It is no wonder that feelings are running high. I said at the time that the meetings outside courts on 6 January were a very clear demonstration of the strength of feeling about the proposed cuts in criminal legal aid. On 7 March I saw this same strength of feeling in Old Palace Yard, where the barristers and solicitors outside Parliament were so vocal that Black Rod asked them to keep the noise down.

There were a number of civil and family practitioners outside Parliament on 7 March. This was a further demonstration that ours is one profession, following on from the meeting in Lincoln’s Inn on 8 February, when barristers from all practice areas and from across the country spoke with one voice to warn the Government of the impact of its planned cuts. Sadly, the Government has not heeded that warning.

Turning to a brighter note, one of the success stories for the criminal Bar in recent years has been in the international field, with an increasing number of appearances by barristers before international courts or tribunals. Barristers have, for example, prosecuted or defended cases before the International Criminal Tribunal for the former Yugoslavia, the International Criminal Tribunal for Rwanda, the Special Court for Sierra Leone, the Special Tribunal for Lebanon and the Extraordinary Chambers in the Courts of Cambodia.

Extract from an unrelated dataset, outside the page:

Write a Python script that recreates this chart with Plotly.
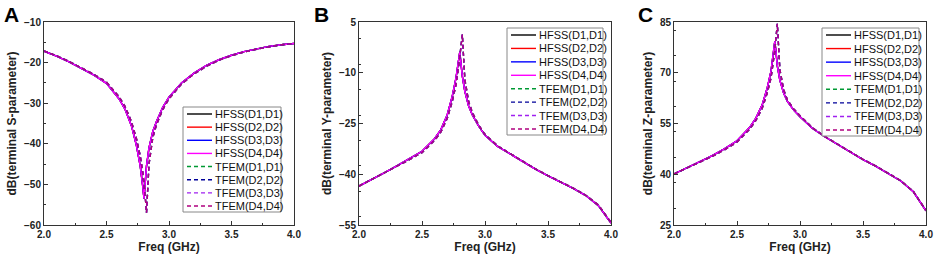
import plotly.graph_objects as go

# ---------------- data ----------------
freq = [2.0, 2.1, 2.2, 2.3, 2.4, 2.5, 2.6, 2.65, 2.7, 2.74, 2.77, 2.79, 2.80, 2.81,
        2.82, 2.84, 2.87, 2.9, 2.95, 3.0, 3.1, 3.2, 3.3, 3.4, 3.5, 3.6, 3.7, 3.8, 3.9, 4.0]

s_hfss = [-17.2, -18.4, -19.8, -21.4, -23.1, -25.1, -28.9, -31.6, -35.6, -40.5, -45.5, -50.5,
          -53.5, -49.5, -45.5, -41.0, -37.0, -34.5, -31.0, -28.5, -25.0, -22.6, -20.7, -19.3,
          -18.2, -17.3, -16.6, -16.0, -15.6, -15.3]
s_tfem = [-17.1, -18.3, -19.7, -21.2, -22.9, -24.8, -28.4, -30.9, -34.6, -38.8, -43.0, -47.0,
          -49.5, -53.0, -57.0, -45.0, -38.5, -35.3, -31.6, -28.9, -25.3, -22.8, -20.9, -19.4,
          -18.3, -17.4, -16.7, -16.1, -15.6, -15.3]

y_hfss = [-43.5, -41.6, -39.6, -37.5, -35.4, -33.2, -29.5, -26.8, -22.5, -17.0, -11.5, -6.5,
          -3.8, -7.5, -11.0, -15.5, -19.8, -22.5, -25.8, -28.5, -31.8, -34.0, -36.3, -38.5,
          -40.5, -42.3, -44.2, -46.3, -49.3, -54.4]
y_tfem = [-43.5, -41.6, -39.7, -37.7, -35.7, -33.6, -30.0, -27.5, -23.5, -18.5, -13.5, -8.5,
          -5.5, -1.5, 1.3, -12.0, -18.5, -21.8, -25.5, -28.2, -31.6, -33.9, -36.2, -38.4,
          -40.4, -42.2, -44.1, -46.2, -49.1, -54.2]

z_hfss = [40.1, 41.8, 43.5, 45.4, 47.5, 49.9, 53.8, 56.6, 60.5, 65.5, 70.5, 75.5,
          79.3, 76.0, 72.0, 67.8, 64.0, 61.5, 59.0, 57.0, 53.5, 51.0, 48.7, 46.5,
          44.3, 42.4, 40.3, 38.0, 34.8, 29.2]
z_tfem = [40.1, 41.8, 43.4, 45.2, 47.2, 49.5, 53.3, 55.9, 59.5, 64.0, 68.5, 73.5,
          76.5, 80.5, 84.5, 71.0, 65.0, 62.0, 59.3, 57.3, 53.7, 51.1, 48.8, 46.6,
          44.4, 42.5, 40.4, 38.1, 34.9, 29.3]

panel_labels = ["A", "B", "C"]
y_titles = ["dB(terminal S-parameter)", "dB(terminal Y-parameter)", "dB(terminal Z-parameter)"]
y_ranges = [[-60, -10], [-55, 5], [25, 85]]
y_dticks = [10, 15, 15]
x_ticks = [2.0, 2.5, 3.0, 3.5, 4.0]
x_ticklabels = ["2.0", "2.5", "3.0", "3.5", "4.0"]

series_names = ["HFSS(D1,D1)", "HFSS(D2,D2)", "HFSS(D3,D3)", "HFSS(D4,D4)",
                "TFEM(D1,D1)", "TFEM(D2,D2)", "TFEM(D3,D3)", "TFEM(D4,D4)"]
series_colors = ["#000000", "#ff0000", "#0000ff", "#ff00ff",
                 "#009933", "#000099", "#a020f0", "#b0007f"]
DASH = "4px,3px"
series_dash = ["solid"] * 4 + [DASH] * 4

panel_data = [(s_hfss, s_tfem), (y_hfss, y_tfem), (z_hfss, z_tfem)]

# ---------------- layout geometry ----------------
W, H = 934, 254
FONT = "Liberation Sans, Arial, sans-serif"
plot_px = [(44, 294), (359, 611), (674, 926)]
top_px, bot_px = 22, 225
legend_px = [(183, 107, 281, 212), (507, 28, 603, 135), (822, 28, 919, 136)]
letter_px = [2, 312, 636]


def px(x):
    return x / W


def py(y):
    return 1 - y / H


fig = go.Figure()
shapes = []
annotations = []

for p in range(3):
    xa = "x" if p == 0 else f"x{p+1}"
    ya = "y" if p == 0 else f"y{p+1}"
    hf, tf = panel_data[p]
    for i, name in enumerate(series_names):
        vals = hf if i < 4 else tf
        fig.add_trace(go.Scatter(
            x=freq, y=vals, mode="lines", name=name, showlegend=False,
            line=dict(color=series_colors[i], width=1.4, dash=series_dash[i]),
            xaxis=xa, yaxis=ya))

    axis_common = dict(
        showline=True, linecolor="#333333", linewidth=1, mirror=True, automargin=False,
        ticks="inside", ticklen=4, tickcolor="#333333", showgrid=False, zeroline=False,
        tickfont=dict(family=FONT, size=10, color="#222222", weight="bold"),
    )
    xkey = "xaxis" if p == 0 else f"xaxis{p+1}"
    ykey = "yaxis" if p == 0 else f"yaxis{p+1}"
    fig.update_layout(**{
        xkey: dict(axis_common, domain=[px(plot_px[p][0]), px(plot_px[p][1])],
                   range=[2.0, 4.0], tickvals=x_ticks, ticktext=x_ticklabels,
                   anchor=ya,
                   minor=dict(dtick=0.25, ticks="inside", ticklen=2, tickcolor="#333333"),
                   title=dict(text="Freq (GHz)", standoff=2,
                              font=dict(family=FONT, size=12, color="#222222", weight="bold"))),
        ykey: dict(axis_common, domain=[py(bot_px), py(top_px)],
                   range=y_ranges[p], dtick=y_dticks[p], tick0=y_ranges[p][0],
                   anchor=xa,
                   minor=dict(dtick=y_dticks[p] / 2, ticks="inside", ticklen=2, tickcolor="#333333"),
                   title=dict(text=y_titles[p], standoff=4,
                              font=dict(family=FONT, size=12, color="#222222", weight="bold"))),
    })

    # panel letter
    annotations.append(dict(text=f"<b>{panel_labels[p]}</b>", x=px(letter_px[p]), y=py(1),
                            xref="paper", yref="paper", xanchor="left", yanchor="top",
                            showarrow=False, font=dict(family=FONT, size=21, color="#000000")))

    # legend box (drawn manually to match the compact Origin legend)
    lx0, ly0, lx1, ly1 = legend_px[p]
    shapes.append(dict(type="rect", xref="paper", yref="paper",
                       x0=px(lx0), x1=px(lx1), y0=py(ly1), y1=py(ly0),
                       line=dict(color="#888888", width=1), fillcolor="white", layer="above"))
    row_h = (ly1 - ly0 - 13) / 7
    for i, name in enumerate(series_names):
        yc = ly0 + 7 + i * row_h
        shapes.append(dict(type="line", xref="paper", yref="paper",
                           x0=px(lx0 + 4), x1=px(lx0 + 29), y0=py(yc), y1=py(yc),
                           line=dict(color=series_colors[i], width=1.4, dash=series_dash[i]),
                           layer="above"))
        annotations.append(dict(text=name, x=px(lx0 + 30), y=py(yc), xref="paper", yref="paper",
                                xanchor="left", yanchor="middle", showarrow=False,
                                font=dict(family=FONT, size=11, color="#111111")))

fig.update_layout(
    width=W, height=H, margin=dict(l=0, r=0, t=0, b=0),
    paper_bgcolor="white", plot_bgcolor="white",
    showlegend=False, shapes=shapes, annotations=annotations,
)

fig.write_html(
    "out.html",
    config={"displayModeBar": False},
    post_script="document.body.style.margin='0';document.body.style.overflow='hidden';",
)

This development goes hand-inhand with an increase in the export of UK legal services generally, and of the Bar’s services in particular. According to BMIF statistics, the value of the Bar’s international exports has grown from £90m in 2004 to £231m in 2012. Over 1,200 barristers now do this kind of work.

"There were civil and family practitioners outside Parliament... ours is one profession"

Through its International Committee, the Bar Council develops opportunities for the Bar abroad, as well as promoting the rule of law and human rights, an area in which the Bar Human Rights Committee is also very active. For instance, in 2013 the Bar Council arranged trade missions or other events in New York, Germany, Russia, Ukraine, China and South Korea. In 2014 similar events are planned for Brazil, Japan, Boston and several European countries.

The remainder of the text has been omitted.